DirecTV customers lost access to 54 stations across 36 DMAs after a retransmission consent breakdown with The E.W. Scripps Co., including CBS affiliate WTVF-TV in Nashville. The blackout began during the 6pm hour and immediately triggered mutual blame between the parties. The issue is negative for distribution reach and advertising inventory, but the article is mainly a factual dispute update rather than a major market-moving event.
This is less about a single affiliate blackout and more about bargaining power in a structurally weakening distribution model. SSP’s leverage is that retrans fees are now a meaningful cushion against linear erosion, but every high-profile outage increases the odds that both regulators and consumers start to treat blackouts as a tax on legacy TV rather than a negotiating tactic. That matters because the economic damage is not limited to the missing fee stream; it can depress local ad yield by weakening audience retention and accelerate churn away from bundle-based viewing, which compounds over several quarters.
The second-order risk is reputational asymmetry: satellite and cable distributors can absorb some customer anger, but station owners like SSP have more to lose if viewers learn to route around the ecosystem entirely. A prolonged dispute also pressures management credibility because the market increasingly views retrans fights as a recurring governance problem rather than isolated contract noise. If this drags on for weeks, the larger bear case is not the foregone revenue during the blackout; it is that the settlement eventually resets at a lower economic rate while signaling weaker negotiating leverage in the next round.

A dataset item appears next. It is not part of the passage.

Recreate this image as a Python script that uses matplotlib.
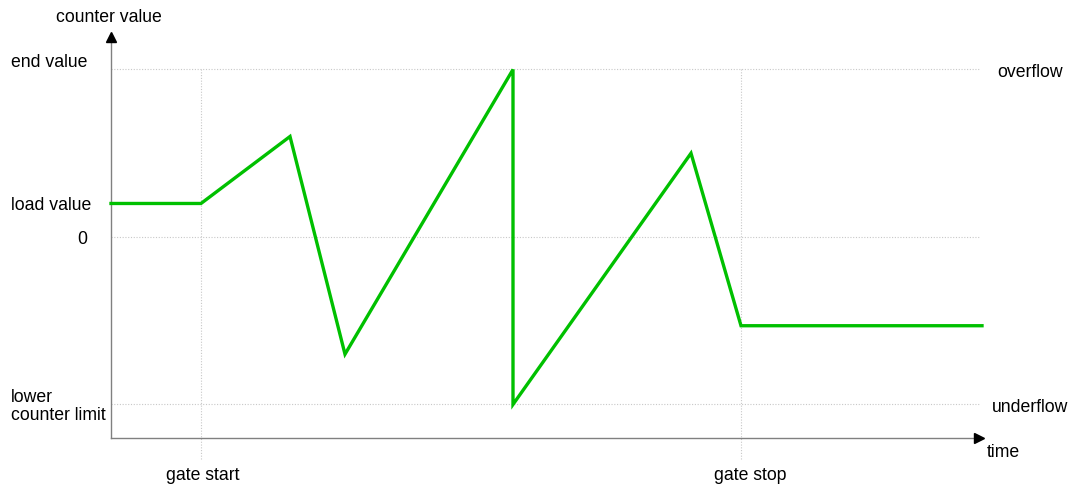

Near term, this is a headline-driven event with limited fundamental impact unless it spreads to additional DMAs or becomes a pattern with other MVPDs. The key reversal catalyst is a quick renewal with minimal concessions; that would likely remove the immediate overhang, but the stock may not fully recover if investors conclude the company is over-earning on a shrinking platform. Contrarian view: the market may be overpricing the short-duration revenue hit while underpricing the long-duration operating risk from recurring distribution friction and a faster shift toward direct-to-consumer consumption.